* begin *

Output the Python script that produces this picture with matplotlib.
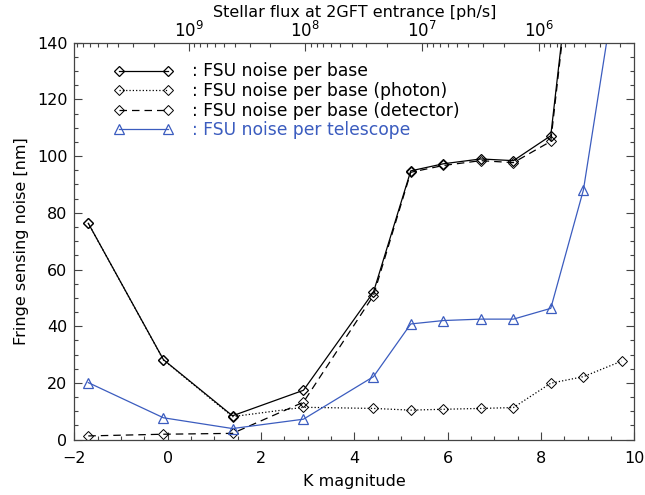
import numpy as np
import matplotlib
matplotlib.use("Agg")
import matplotlib.pyplot as plt
from matplotlib.ticker import MultipleLocator, LogLocator

# values
kmag = [-1.70, -0.09, 1.39, 2.91, 4.41, 5.21, 5.91, 6.71, 7.41, 8.21, 8.91, 9.73]
noise_base = [76.3, 28.2, 8.4, 17.4, 52.0, 94.8, 97.3, 99.0, 98.4, 107.2, 208.0, 410.0]
noise_photon = [76.3, 28.1, 8.1, 11.4, 11.0, 10.4, 10.7, 11.0, 11.3, 19.9, 22.2, 27.7]
noise_detector = [1.3, 1.9, 2.2, 13.2, 50.8, 94.3, 96.7, 98.4, 97.7, 105.2, 207.0, 409.0]
noise_tel = [20.1, 7.7, 3.9, 7.2, 22.2, 40.8, 42.0, 42.5, 42.5, 46.3, 88.1, 174.0]

# flux zero point: log10(F) = flux_zp - 0.4*K
flux_zp = 9.18

blue = '#3b5cbf'
fs = 11.5
plt.rcParams['font.family'] = ['DejaVu Sans']
plt.rcParams['font.size'] = fs
plt.rcParams['mathtext.default'] = 'regular'

fig = plt.figure(figsize=(6.45, 4.95), dpi=100)
ax = fig.add_axes([0.1152, 0.1119, 0.9834 - 0.1152, 0.9137 - 0.1119])

lw = 0.9
ms = 4.8
ax.plot(kmag, noise_base, '-', color='k', lw=lw, marker='D', ms=ms, mfc='none', mec='k', mew=0.9,
        label=': FSU noise per base')
ax.plot(kmag, noise_photon, ':', color='k', lw=lw, marker='D', ms=ms, mfc='none', mec='k', mew=0.7,
        label=': FSU noise per base (photon)')
ax.plot(kmag, noise_detector, '--', color='k', lw=lw, dashes=(6, 4), marker='D', ms=ms, mfc='none',
        mec='k', mew=0.7, label=': FSU noise per base (detector)')
ax.plot(kmag, noise_tel, '-', color=blue, lw=lw, marker='^', ms=6.5, mfc='none', mec=blue, mew=0.9,
        label=': FSU noise per telescope')

ax.set_xlim(-2, 10)
ax.set_ylim(0, 140)
ax.xaxis.set_major_locator(MultipleLocator(2))
ax.xaxis.set_minor_locator(MultipleLocator(0.5))
ax.yaxis.set_major_locator(MultipleLocator(20))
ax.yaxis.set_minor_locator(MultipleLocator(5))
ax.tick_params(which='both', direction='in', right=True, top=False, color='#444444')
ax.tick_params(which='major', length=5.5, width=0.8)
ax.tick_params(which='minor', length=2.8, width=0.8)
ax.tick_params(axis='x', pad=8)
ax.tick_params(axis='y', pad=5)
for sp in ax.spines.values():
    sp.set_color('#444444')
    sp.set_linewidth(0.9)
# the "0" label sits just above the corner
ax.yaxis.get_major_ticks()[0].label1.set_verticalalignment('bottom')

ax.set_xlabel('K magnitude', labelpad=6)
ax.set_ylabel('Fringe sensing noise [nm]', labelpad=6)

# top axis: stellar flux, log scale, decreasing with K
top = ax.twiny()
top.set_xscale('log')
top.set_xlim(10 ** (flux_zp - 0.4 * -2), 10 ** (flux_zp - 0.4 * 10))
top.xaxis.set_major_locator(LogLocator(base=10, numticks=10))
top.xaxis.set_minor_locator(LogLocator(base=10, subs=np.arange(2, 10), numticks=20))
top.tick_params(which='both', direction='in', color='#444444', labelsize=12)
top.tick_params(which='major', length=5.5, width=0.8, pad=1)
top.tick_params(which='minor', length=2.8, width=0.8)
top.set_xlabel('Stellar flux at 2GFT entrance [ph/s]', labelpad=3, fontsize=11.5)
for sp in top.spines.values():
    sp.set_visible(False)

lfs = 12.3
leg = ax.legend(loc='upper left', bbox_to_anchor=(114.0 / 645, 1 - 62.5 / 495),
                bbox_transform=fig.transFigure, frameon=False, numpoints=2,
                handlelength=3.46, handletextpad=1.1, borderpad=0, borderaxespad=0,
                labelspacing=0.09, fontsize=lfs)
leg.get_texts()[3].set_color(blue)

fig.savefig('out.png', dpi=100)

* end *

● Objective
Give only the count of lines in this material that contain the string "matplotlib".

● Result for this task
5